Como explicaba Camba, lo asombroso era que muchos neoyorquinos no iban al “restaurante automático” a divertirse, sino... a comer. Previamente, para que entendiéramos de qué estaba hablando, hizo una cumplida descripción del restaurante y su funcionamiento: “A todo lo largo de las paredes, los manjares más diversos y las comidas más varias yacen en unas urnas de cristal. En una sección de quince pequeños departamentos hay un letrero que reza: “Panes”. En otra de treinta se lee: “Pastelería”(...) Yo voy, vengo, doy vueltas y más vueltas, y cada vez que una cosa me apetece echo en la ranura los níqueles necesarios, y se produce el milagro” (1959, 35-38).

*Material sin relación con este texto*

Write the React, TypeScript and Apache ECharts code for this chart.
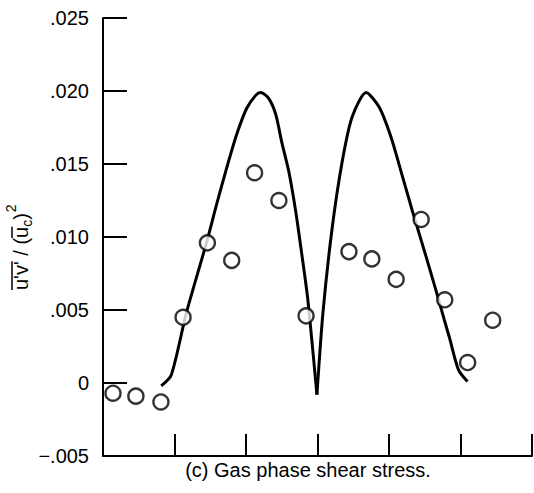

Leisen y su guionista Sturges vieron lo que este curioso negocio tenía de juego y exploraron las posibilidades de un altercado en el que las urnas del Automat se abrieran todas a la vez y una turba de vagabundos —presencia permanente en el Nueva York empobrecido del periodo de la Depresión— asaltara el local. Para facilitar nuestra comprensión de la comicidad del suceso, previamente mostraron, como Camba, el funcionamiento del “milagro”. En el cine de Leisen, como en el humorismo descriptivo del periodista gallego, el texto —en este caso, la secuencia visual— debe ser autosuficiente, no dar por sabidas cosas que el lector o el espectador no tienen por qué conocer: compárese esta actitud con la mirada “urbana” del narrador John Cheever en su relato “O City of Broken Dreams” 1 , en el que un dramaturgo provinciano que ha ganado un concurso literario viaja a Nueva York con su familia y tiene la novelería de comer repetidamente en un Automat. La mirada de Cheever se centra en lo que ese gesto revela de la inadaptación del personaje al entorno de la gran ciudad, pero no incluye su propio posible asombro como observador de un hecho insólito. Cheever, como otros narradores del realismo urbano norteamericano, practica una suerte de inmersión en el medio en el que se desenvuelven sus personajes, dando por sentado que el lector posee, o deducirá, la información idiosincrática que da sentido al texto; mientras que el cine, en cuanto que arte dirigido a un público muy amplio y no necesariamente al tanto de esa información complementaria, se complace en explotar las posibilidades visuales de mostrar al espectador el cómo, los pormenores de las actividades en las que se emplean los protagonistas. Es la misma lógica que dicta la abundante información idiosincrática que incluyen películas como Río Rojo ( Red River , 1948), El manantial ( The Fountainhead , 1949) o El buscavidas ( The Hustler , 1961), que sacan gran partido visual de la necesidad de ilustrar al espectador sobre oficios tales como, respectivamente, la conducción de ganado, el diseño de edificios modernos o el juego del billar.